▶ AIM:
Repeat the material exactly from its first line to the line that includes "70, 80, 90]". Skip pictures.

----- DATASET EXTRACT -----

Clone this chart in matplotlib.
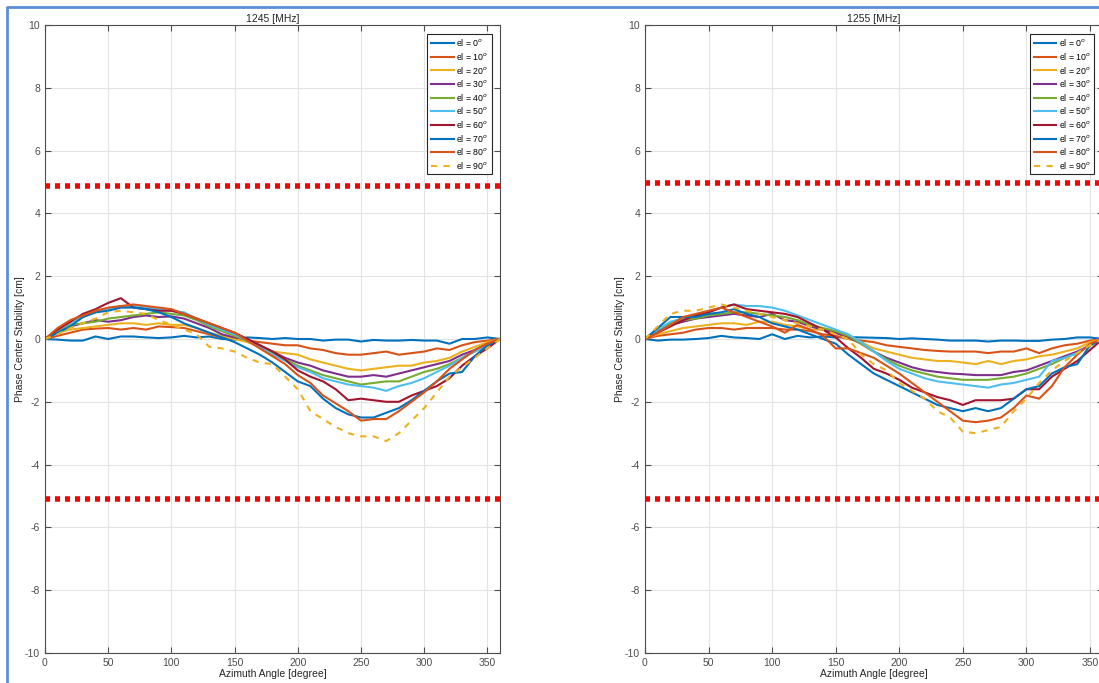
import numpy as np
import matplotlib.pyplot as plt
from matplotlib.lines import Line2D

azimuth = np.arange(0, 361, 10)
elevations = [0, 10, 20, 30, 40, 50, 60, 70, 80, 90]

# phase centre stability [cm], one row per elevation, 0..360 deg in 10 deg steps
pcs_1245 = [
    [0, -0.02, -0.05, -0.05, 0.08, 0.0, 0.08, 0.08, 0.05, 0.03, 0.05, 0.1, 0.05, 0.08, 0.0, -0.02, 0.05, 0.03, 0.0,
     0.03, 0.0, 0.0, -0.05, -0.02, -0.02, -0.08, -0.03, -0.05, -0.05, -0.03, -0.05, -0.05, -0.15, 0.0, 0.0, 0.05, 0],
    [0, 0.1, 0.2, 0.3, 0.33, 0.35, 0.3, 0.35, 0.3, 0.4, 0.38, 0.35, 0.25, 0.15, 0.05, 0.0, -0.05, -0.1, -0.15,
     -0.2, -0.2, -0.3, -0.35, -0.45, -0.5, -0.5, -0.45, -0.4, -0.5, -0.45, -0.4, -0.3, -0.35, -0.2, -0.1, -0.05, 0],
    [0, 0.2, 0.3, 0.35, 0.4, 0.45, 0.5, 0.5, 0.45, 0.5, 0.45, 0.45, 0.35, 0.2, 0.1, 0.0, -0.1, -0.25, -0.4,
     -0.45, -0.5, -0.65, -0.75, -0.85, -0.95, -1.0, -0.95, -0.9, -0.85, -0.85, -0.75, -0.7, -0.6, -0.4, -0.25, -0.1, 0],
    [0, 0.25, 0.4, 0.5, 0.6, 0.55, 0.6, 0.7, 0.75, 0.7, 0.72, 0.65, 0.5, 0.35, 0.15, 0.05, 0.0, -0.2, -0.4,
     -0.6, -0.75, -0.85, -1.0, -1.1, -1.2, -1.2, -1.15, -1.2, -1.1, -1.0, -0.9, -0.8, -0.7, -0.5, -0.35, -0.15, 0],
    [0, 0.25, 0.45, 0.5, 0.55, 0.65, 0.7, 0.75, 0.8, 0.85, 0.8, 0.75, 0.6, 0.4, 0.25, 0.1, -0.05, -0.2, -0.45,
     -0.65, -0.85, -1.0, -1.15, -1.25, -1.35, -1.45, -1.4, -1.35, -1.35, -1.2, -1.05, -0.95, -0.8, -0.6, -0.4, -0.2, 0],
    [0, 0.3, 0.5, 0.7, 0.85, 0.95, 1.05, 1.05, 1.0, 0.95, 0.9, 0.85, 0.65, 0.45, 0.3, 0.15, -0.05, -0.25, -0.5,
     -0.7, -0.9, -1.05, -1.25, -1.35, -1.45, -1.5, -1.55, -1.65, -1.5, -1.4, -1.25, -1.05, -0.85, -0.6, -0.4, -0.2, 0],
    [0, 0.3, 0.55, 0.8, 0.95, 1.15, 1.3, 1.0, 0.95, 0.9, 0.9, 0.8, 0.65, 0.5, 0.35, 0.2, 0.0, -0.2, -0.4,
     -0.65, -1.0, -1.2, -1.35, -1.6, -1.95, -1.9, -1.95, -2.0, -2.0, -1.8, -1.65, -1.5, -1.25, -0.85, -0.55, -0.3, 0],
    [0, 0.2, 0.4, 0.7, 0.85, 0.9, 1.0, 1.0, 0.95, 0.85, 0.7, 0.5, 0.35, 0.2, 0.05, -0.1, -0.3, -0.5, -0.75,
     -1.05, -1.35, -1.5, -1.9, -2.2, -2.4, -2.5, -2.5, -2.35, -2.2, -1.95, -1.65, -1.35, -1.1, -1.05, -0.55, -0.2, 0],
    [0, 0.35, 0.6, 0.75, 0.9, 1.0, 1.05, 1.1, 1.05, 1.0, 0.95, 0.8, 0.65, 0.5, 0.35, 0.2, -0.05, -0.3, -0.55,
     -0.8, -1.15, -1.4, -1.8, -2.05, -2.3, -2.6, -2.55, -2.55, -2.3, -2.0, -1.7, -1.35, -0.95, -0.65, -0.35, -0.15, 0],
    [0, 0.15, 0.35, 0.5, 0.65, 0.85, 0.9, 0.85, 0.8, 0.6, 0.45, 0.3, 0.15, -0.25, -0.3, -0.4, -0.6, -0.75, -0.8,
     -1.2, -1.6, -2.3, -2.55, -2.8, -3.0, -3.1, -3.1, -3.25, -3.0, -2.6, -2.2, -1.7, -1.2, -0.9, -0.6, -0.3, 0],
]

pcs_1255 = [
    [0, -0.05, -0.02, -0.02, 0.0, 0.03, 0.1, 0.05, 0.03, 0.0, 0.15, 0.0, 0.1, 0.05, 0.08, 0.05, 0.06, 0.05, 0.04,
     0.03, 0.0, 0.02, 0.0, -0.02, -0.05, -0.05, -0.05, -0.08, -0.05, -0.05, -0.06, -0.06, -0.02, 0.0, 0.05, 0.05, 0],
    [0, 0.1, 0.15, 0.2, 0.3, 0.35, 0.35, 0.3, 0.35, 0.35, 0.35, 0.3, 0.3, 0.25, 0.15, 0.1, 0.0, -0.05, -0.1,
     -0.2, -0.25, -0.3, -0.35, -0.38, -0.4, -0.4, -0.4, -0.45, -0.4, -0.4, -0.3, -0.45, -0.3, -0.2, -0.15, -0.05, 0],
    [0, 0.15, 0.25, 0.35, 0.4, 0.45, 0.5, 0.5, 0.45, 0.55, 0.55, 0.45, 0.4, 0.3, 0.3, 0.2, 0.0, -0.1, -0.3,
     -0.4, -0.5, -0.6, -0.65, -0.7, -0.7, -0.75, -0.8, -0.7, -0.8, -0.7, -0.65, -0.55, -0.5, -0.4, -0.3, -0.1, 0],
    [0, 0.25, 0.45, 0.55, 0.65, 0.7, 0.75, 0.8, 0.75, 0.7, 0.8, 0.6, 0.55, 0.4, 0.3, 0.2, 0.05, -0.15, -0.4,
     -0.6, -0.75, -0.9, -1.0, -1.05, -1.1, -1.12, -1.15, -1.15, -1.15, -1.05, -1.0, -0.85, -0.7, -0.55, -0.4, -0.2, 0],
    [0, 0.3, 0.5, 0.6, 0.65, 0.75, 0.8, 0.85, 0.85, 0.8, 0.75, 0.7, 0.6, 0.45, 0.35, 0.25, 0.1, -0.15, -0.4,
     -0.65, -0.85, -1.0, -1.1, -1.2, -1.25, -1.3, -1.3, -1.3, -1.25, -1.2, -1.1, -0.95, -0.8, -0.6, -0.45, -0.2, 0],
    [0, 0.3, 0.55, 0.65, 0.75, 0.85, 1.0, 1.1, 1.05, 1.05, 1.0, 0.9, 0.75, 0.6, 0.45, 0.3, 0.15, -0.1, -0.4,
     -0.7, -0.95, -1.1, -1.25, -1.35, -1.4, -1.45, -1.5, -1.55, -1.45, -1.4, -1.3, -1.2, -0.7, -0.6, -0.45, -0.2, 0],
    [0, 0.2, 0.4, 0.6, 0.75, 0.85, 1.0, 1.1, 0.95, 0.9, 0.85, 0.8, 0.7, 0.5, 0.3, 0.05, -0.3, -0.6, -0.95,
     -1.1, -1.3, -1.55, -1.7, -1.85, -1.95, -2.1, -1.95, -1.95, -1.95, -1.9, -1.6, -1.6, -1.2, -0.95, -0.7, -0.35, 0],
    [0, 0.35, 0.7, 0.7, 0.7, 0.8, 0.85, 0.95, 0.8, 0.7, 0.5, 0.4, 0.3, 0.15, 0.0, -0.15, -0.5, -0.8, -1.1,
     -1.3, -1.5, -1.7, -1.9, -2.1, -2.2, -2.3, -2.2, -2.3, -2.2, -1.9, -1.6, -1.5, -1.1, -0.9, -0.8, -0.2, 0],
    [0, 0.2, 0.45, 0.7, 0.8, 0.9, 1.0, 0.85, 0.7, 0.55, 0.4, 0.2, 0.45, 0.3, 0.1, -0.3, -0.3, -0.45, -0.6,
     -0.85, -1.1, -1.4, -1.7, -2.0, -2.3, -2.6, -2.65, -2.6, -2.5, -2.2, -1.8, -1.9, -1.5, -0.9, -0.5, -0.15, 0],
    [0, 0.4, 0.8, 0.9, 0.9, 1.0, 1.1, 1.0, 0.9, 0.8, 0.7, 0.6, 0.5, 0.4, 0.3, 0.15, 0.0, -0.5, -0.8,
     -1.0, -1.4, -1.65, -1.9, -2.3, -2.5, -2.95, -3.0, -2.9, -2.8, -2.3, -1.9, -1.4, -1.0, -0.7, -0.45, -0.2, 0],
]

frequencies = ['1245 [MHz]', '1255 [MHz]']
upper_limit = [4.87, 4.97]
lower_limit = [-5.1, -5.08]

colors = ['#0072BD', '#D95319', '#EDB120', '#7E2F8E', '#77AC30',
          '#4DBEEE', '#A2142F', '#0072BD', '#D95319', '#EDB120']

plt.rcParams['font.family'] = 'Liberation Sans'
plt.rcParams['axes.unicode_minus'] = False
fig = plt.figure(figsize=(10.99, 6.83), dpi=100)
axes = [fig.add_axes([45 / 1099, 30 / 683, 455 / 1099, 628 / 683]),
        fig.add_axes([645 / 1099, 30 / 683, 457.7 / 1099, 628 / 683])]

for ax, data, title, hi, lo in zip(axes, [pcs_1245, pcs_1255], frequencies, upper_limit, lower_limit):
    for el, values, c in zip(elevations, data, colors):
        ls = (0, (3, 3)) if el == 90 else '-'
        ax.plot(azimuth, values, color=c, lw=1.5, ls=ls, label=f'el = {el}$^{{o}}$')
    ax.axhline(hi, color='#FF0000', lw=4, ls=(0, (0.9, 0.9)))
    ax.axhline(lo, color='#FF0000', lw=4, ls=(0, (0.9, 0.9)))
    ax.set_xlim(0, 360)
    ax.set_ylim(-10, 10)
    ax.set_xticks(np.arange(0, 351, 50))
    ax.set_yticks(np.arange(-10, 11, 2))
    ax.grid(color='#e3e3e3', lw=0.8)
    ax.set_axisbelow(True)
    ax.tick_params(direction='in', length=4, labelsize=7.5, colors='#4d4d4d', top=True, right=True)
    for s in ax.spines.values():
        s.set_color('#4d4d4d')
        s.set_linewidth(0.8)
    ax.set_title(title, fontsize=7.5, color='#262626', pad=2)
    ax.set_xlabel('Azimuth Angle [degree]', fontsize=7.5, color='#262626', labelpad=1)
    ax.set_ylabel('Phase Center Stability [cm]', fontsize=7.5, color='#262626', labelpad=0)
    leg = ax.legend(loc='upper right', fontsize=6.3, handlelength=2.6, labelspacing=0.3,
                    borderpad=0.4, handletextpad=0.3, fancybox=False, framealpha=1,
                    borderaxespad=0, bbox_to_anchor=(0.982, 0.986))
    leg.get_frame().set_edgecolor('#262626')
    leg.get_frame().set_linewidth(0.8)

# window frame
fig.add_artist(Line2D([7 / 1099, 7 / 1099, 1], [0, 1 - 7 / 683, 1 - 7 / 683],
                      transform=fig.transFigure, color='#5b8fd6', lw=2))

fig.savefig('out.png', dpi=100)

-----

▶ COMPLETE RESPONSE:
Clone this chart in matplotlib.
import numpy as np
import matplotlib.pyplot as plt
from matplotlib.lines import Line2D

azimuth = np.arange(0, 361, 10)
elevations = [0, 10, 20, 30, 40, 50, 60, 70, 80, 90]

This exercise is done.